Для Пикассо нет мертвых, немых вещей, нет бессмысленных форм: куда бы он ни кинул взгляд, он видит рой живых образов, возникающих, исчезающих, превращающихся в другие, надевающих и сбрасывающих маски. В своей беспрерывной игре различные «царства» природы – минералов, растений, животных, людей – утрачивают неподвижность границ и друг друга загадочно «портретируют».

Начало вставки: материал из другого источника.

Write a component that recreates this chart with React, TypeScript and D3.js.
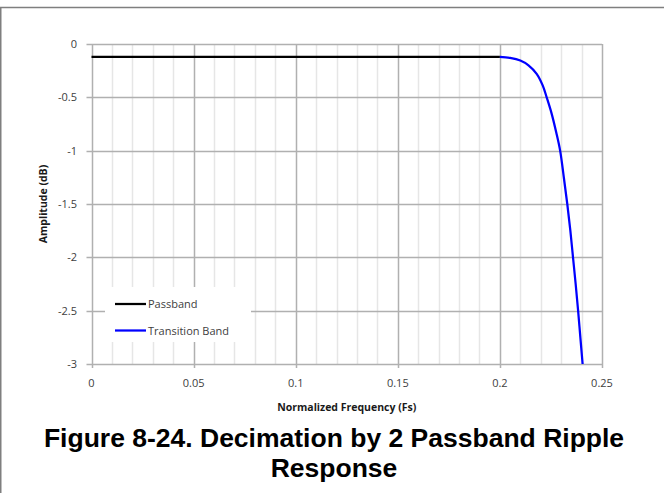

Но в этом «портретировании» всегда есть элемент пародии, усмешки, свойственной маскараду. Тут сказывается глубокая ироничность Пикассо. Его аналогии, метафоры, ассоциации – чаще всего непочтительные, бурлескные по своей тенденции. Недаром же свои «выдумки» он черпает не столько в поэтических облаках или тлеющих углях, сколько в прозаических мусорных ящиках. Ирония может быть и ненамеренной и даже неосознаваемой в каждом отдельном случае. Пикассо, работая, «не знает, что у него получится», «не ищет, а находит»6. Но находит то, к чему предрасположен его иронический интеллект.

Вот один из примеров того, как Пикассо снижает «высокое» посредством ассоциативных уподоблений. В годы Второй мировой войны он писал различные вариации натюрмортов типа «мементо мори». В традиционных композициях «мементо мори» фигурируют череп и кости, напоминающие о смерти и бренности. В натюрмортах Пикассо также предстает череп – не всегда человеческий, иногда череп козы или быка. Вместо костей он пишет рядом с черепом пучки лука-порея, несколько напоминающие своей формой кости. Иногда в композицию вводится еще и кусок сыру. Оказывается, его круглые дырочки пластически рифмуются с глазными отверстиями черепа. Не кощунственно ли сочетать таким образом сыр и символику смерти? Лук, сыр и прочие предметы из кухонно-житейского обихода, конечно, профанируют идею «мементо мори». Но ее и нужно профанировать: она залоснилась от многовекового употребления, стала высокопарным штампом. Невозможно повторять ее снова и снова. Однако думы о смерти, вылившиеся в эту «формулу», остаются – и ныне, как прежде, они сохраняют свою мрачную власть и должны быть выражаемы. Пикассо выражает такого рода вечные мотивы, лишая их возвышенной привилегированности, смешивая с предметами и переживаниями «низкими», с которыми они и действительно смешаны в жизни. Пучки лука соседствуют с черепом, потому что они зрительно напоминают о скрещенных костях – и, следовательно, они пародируют этот символ, – но еще и потому, что годы войны – голодные годы: вместе с образами смерти они вызывают навязчивые представления о еде. (Одно из полотен 1941 года изображает натюрморт на кухонном столе – бутылка и большая толстая спираль колбасы. Из полуоткрытого ящика стола к колбасе жадно простираются вилки, уподобленные рукам с тощими пальцами-зубцами.)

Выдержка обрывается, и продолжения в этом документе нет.